All heroes have a price to pay. RPK was arrested and charged. He insisted not to go on bail and went into a dramatic exile. He continued to voice out through the Internet and even vowed to go on his struggle at the expense of his son when the latter came under arrest.

However, heroes do not always enjoy freedom of expression. A hero is expected to come up with extreme and biased remarks. No one needs the truth anyway; all that they want are emotionally charged one-sided stories and gossips. If a hero utters anything unpleasing to the ears of his audience, he will find himself instantly censured.

All new media practitioners, RPK included, often find themselves stereotyped by the masses. While they fiercely champion freedom of speech, they are invariably denied of the same by public consensus and market. They can only slam but not exalt the ruling coalition, sympathise with but not hammer the opposition. Their support will languish the moment they go against the market demands.
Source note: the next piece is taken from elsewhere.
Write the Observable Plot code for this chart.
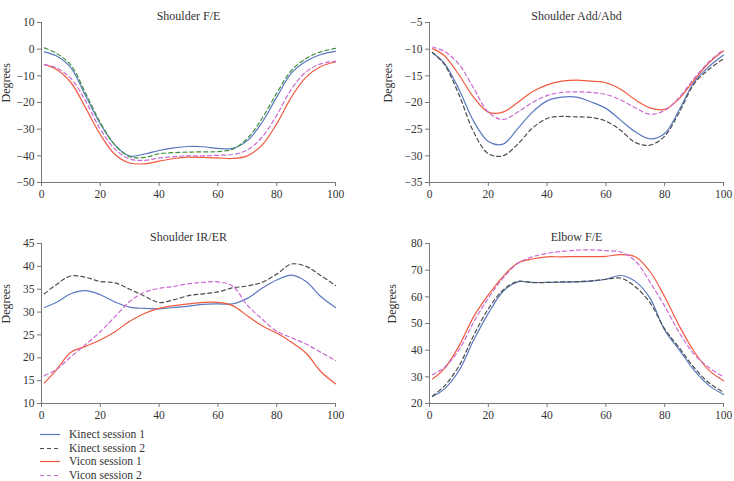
<!DOCTYPE html>
<html>
<head>
<meta charset="utf-8">
<script src="https://cdn.jsdelivr.net/npm/d3@7"></script>
<script src="https://cdn.jsdelivr.net/npm/@observablehq/plot@0.6"></script>
<style>
  body { margin: 0; background: #fff; }
  #chart { position: relative; width: 734px; height: 481px; overflow: hidden; font-family: "Liberation Serif", serif; }
  .panel { position: absolute; }
  .legend { position: absolute; left: 40px; top: 428px; font-size: 11.6px; color: #333; }
  .legend .row { height: 13.5px; line-height: 13.5px; display: flex; align-items: center; white-space: nowrap; }
  .legend svg { margin-right: 9px; }
</style>
</head>
<body>
<div id="chart"></div>
<script>
// Percent of movement cycle
const pct = [1, 5, 10, 15, 20, 25, 30, 35, 40, 45, 50, 55, 60, 65, 70, 75, 80, 85, 90, 95, 100];

const seriesNames = ["Kinect session 1", "Kinect session 2", "Vicon session 1", "Vicon session 2"];
const xTicks = [0, 20, 40, 60, 80, 100];

// Shoulder flexion/extension (degrees)
const feKinect1 = [-1, -2.5, -7, -17.5, -28, -36, -40.1, -39.3, -38, -37, -36.5, -36.6, -37.2, -37.2, -34.3, -27.5, -18, -9, -4.5, -2, -0.8];
const feKinect2 = [0.5, -1.5, -6, -16.5, -27.5, -36, -40.3, -40.6, -39.2, -38.8, -38.6, -38.5, -38.4, -37.5, -33.5, -26, -16.5, -8, -3.5, -1, 0.3];
const feVicon1 = [-5.8, -7.5, -12.5, -22, -32, -39.5, -42.7, -43, -42, -41, -40.5, -40.6, -40.8, -41, -40, -36, -28, -18, -10.5, -6.5, -4.8];
const feVicon2 = [-5.8, -7, -11, -19.5, -30, -37.5, -41.2, -41.7, -40.8, -40.3, -40, -40, -39.8, -39.5, -37.8, -33, -24.8, -15, -8.5, -5.5, -4.5];
const feTicks = [10, 0, -10, -20, -30, -40, -50];

// Shoulder adduction/abduction (degrees)
const aaKinect1 = [-10.7, -12.6, -17.5, -23.5, -27.3, -27.8, -24.9, -21.8, -19.7, -19, -19, -19.9, -21.1, -23.3, -25.5, -26.8, -25.8, -21.3, -16.2, -13.3, -11.1];
const aaKinect2 = [-10.6, -12.8, -18.5, -25.5, -29.6, -30, -27.8, -24.8, -23, -22.6, -22.7, -22.8, -23.5, -25.2, -27.5, -28, -26.3, -21.8, -16.5, -13.8, -11.8];
const aaVicon1 = [-9.9, -11.2, -14.8, -19, -21.8, -21.8, -20, -18, -16.7, -16, -15.8, -16, -16.3, -17.5, -19.5, -21, -21.3, -19.2, -15.8, -12.6, -10.3];
const aaVicon2 = [-9.6, -10.4, -12.8, -17.3, -21.8, -23.2, -21.8, -20, -18.7, -18.1, -18, -18.1, -18.5, -19.5, -21, -22.2, -21.5, -19, -15.5, -12.4, -10.1];
const aaTicks = [-5, -10, -15, -20, -25, -30, -35];

// Shoulder internal/external rotation (degrees)
const reKinect1 = [31, 32.1, 34, 34.7, 33.8, 32.2, 31.1, 30.8, 30.7, 31, 31.3, 31.7, 31.8, 31.8, 33, 35.2, 37, 38.1, 36.7, 33.4, 31];
const reKinect2 = [34, 36, 37.9, 37.6, 36.7, 36.4, 35, 33.5, 32.1, 32.7, 33.6, 34, 34.4, 35.3, 35.7, 36.5, 38.3, 40.5, 40, 38, 35.8];
const reVicon1 = [14.5, 17.3, 21.2, 22.5, 23.9, 25.7, 28, 29.7, 30.8, 31.4, 31.8, 32.1, 32.1, 31.4, 29.2, 27, 25.4, 23.4, 21, 17, 14.3];
const reVicon2 = [16.1, 17.4, 20.2, 22.9, 25.7, 29, 32.3, 34.3, 35.2, 35.6, 36.2, 36.5, 36.6, 35.7, 31.5, 28.5, 25.8, 24.4, 23, 21.2, 19.4];
const reTicks = [45, 40, 35, 30, 25, 20, 15, 10];

// Elbow flexion/extension (degrees)
const efKinect1 = [22.6, 25.4, 32.3, 43.7, 53.8, 62, 65.6, 65.4, 65.4, 65.5, 65.6, 65.9, 66.6, 68, 65.8, 59.5, 47.5, 40, 32.5, 26.8, 23.4];
const efKinect2 = [22.8, 26.5, 34, 45.5, 55.5, 62.5, 65.8, 65.3, 65.4, 65.6, 65.7, 66, 66.6, 67, 63.8, 57.8, 48, 40.8, 33.5, 27.8, 24.2];
const efVicon1 = [29.2, 33, 41.5, 52.5, 60.7, 67.6, 72.7, 74.2, 75, 75, 75.1, 75.1, 75.2, 75.8, 75, 69.5, 60, 49, 39.5, 32.5, 28.5];
const efVicon2 = [30.8, 33.5, 40, 50.5, 59.5, 67, 72.5, 75, 76.3, 77, 77.5, 77.6, 77.3, 76.8, 73.5, 65.5, 56.5, 46.5, 38.5, 33.5, 30];
const efTicks = [80, 70, 60, 50, 40, 30, 20];

// Line styles per series
const styles = [
  {stroke: "#5a78c0", dash: null},
  {stroke: "#4d4d4d", dash: "4,3"},
  {stroke: "#ef5a3f", dash: null},
  {stroke: "#c96ad0", dash: "4,3"}
];

const panels = [
  {title: "Shoulder F/E", series: [feKinect1, feKinect2, feVicon1, feVicon2], ticks: feTicks,
   left: 0, top: 0, marginLeft: 41, marginRight: 32, labelOffset: 35, kinect2Stroke: "#3f8f3f"},
  {title: "Shoulder Add/Abd", series: [aaKinect1, aaKinect2, aaVicon1, aaVicon2], ticks: aaTicks,
   left: 367, top: 0, marginLeft: 62, marginRight: 11, labelOffset: 41},
  {title: "Shoulder IR/ER", series: [reKinect1, reKinect2, reVicon1, reVicon2], ticks: reTicks,
   left: 0, top: 221, marginLeft: 41, marginRight: 32, labelOffset: 35},
  {title: "Elbow F/E", series: [efKinect1, efKinect2, efVicon1, efVicon2], ticks: efTicks,
   left: 367, top: 221, marginLeft: 62, marginRight: 11, labelOffset: 37}
];

const chart = document.getElementById("chart");

for (const p of panels) {
  const yMin = d3.min(p.ticks), yMax = d3.max(p.ticks);
  const lines = p.series.map((vals, i) => {
    const data = pct.map((x, j) => ({x, y: vals[j], series: seriesNames[i]}));
    const stroke = (i === 1 && p.kinect2Stroke) ? p.kinect2Stroke : styles[i].stroke;
    return Plot.line(data, {
      x: "x", y: "y", stroke, strokeWidth: 1.2,
      strokeDasharray: styles[i].dash, curve: "catmull-rom"
    });
  });
  const svg = Plot.plot({
    width: 367, height: 215,
    marginLeft: p.marginLeft, marginRight: p.marginRight, marginTop: 22, marginBottom: 33,
    x: {domain: [0, 100]},
    y: {domain: [yMin, yMax]},
    style: {fontFamily: "'Liberation Serif', serif", fontSize: "11.5px", color: "#333", background: "transparent"},
    marks: [
      Plot.axisX({ticks: xTicks, tickSize: 4, tickPadding: 3, label: null, stroke: "#777", fill: "#333"}),
      Plot.axisY({ticks: p.ticks, tickSize: 4, tickPadding: 3, label: null, stroke: "#777", fill: "#333"}),
      Plot.ruleX([0], {stroke: "#777"}),
      Plot.ruleY([yMin], {stroke: "#777"}),
      ...lines,
      Plot.text([p.title], {frameAnchor: "top", dy: -11, fontSize: 12, fill: "#333"}),
      Plot.text(["Degrees"], {frameAnchor: "left", dx: -p.labelOffset, rotate: -90, fontSize: 12, fill: "#333"})
    ]
  });
  svg.classList.add("panel");
  svg.style.left = p.left + "px";
  svg.style.top = p.top + "px";
  chart.appendChild(svg);
}

// Legend
const legend = document.createElement("div");
legend.className = "legend";
seriesNames.forEach((name, i) => {
  const row = document.createElement("div");
  row.className = "row";
  const dash = styles[i].dash ? ` stroke-dasharray="${styles[i].dash}"` : "";
  row.innerHTML = `<svg width="20" height="13"><line x1="0" x2="20" y1="6.5" y2="6.5" stroke="${styles[i].stroke}" stroke-width="1.2"${dash}/></svg><span>${name}</span>`;
  legend.appendChild(row);
});
chart.appendChild(legend);
</script>
</body>
</html>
The bullying culture on the Internet has given rise to a trend that subscribes only to a unitary voice. Some bloggers have tried to lure public attention and lift their pageview figures by stoking sensational headlines and stories. They would never tread beyond the baseline to show their support for mainstream political entities for fear of retaliation and abandonment.

That said, RPK is a unique case of its own, as he has long been criticising some of Pakatan's inappropriate policies and internal conflicts, and has hit out straight at its leader Datuk Seri Anwar Ibrahim.

However, Pakatan supporters continued to support him as his objective was explicit and clear, to bring down the BN at any cost in what is known as the ABU (Anything But Umno) spirit.

Out of everyone's expectation, he suddenly changed the course of his struggle shortly before Sarawak went to the polls, launching relentless assaults on Anwar and the Pakatan.

What a regret to see a rare hero lose his integrity and worth.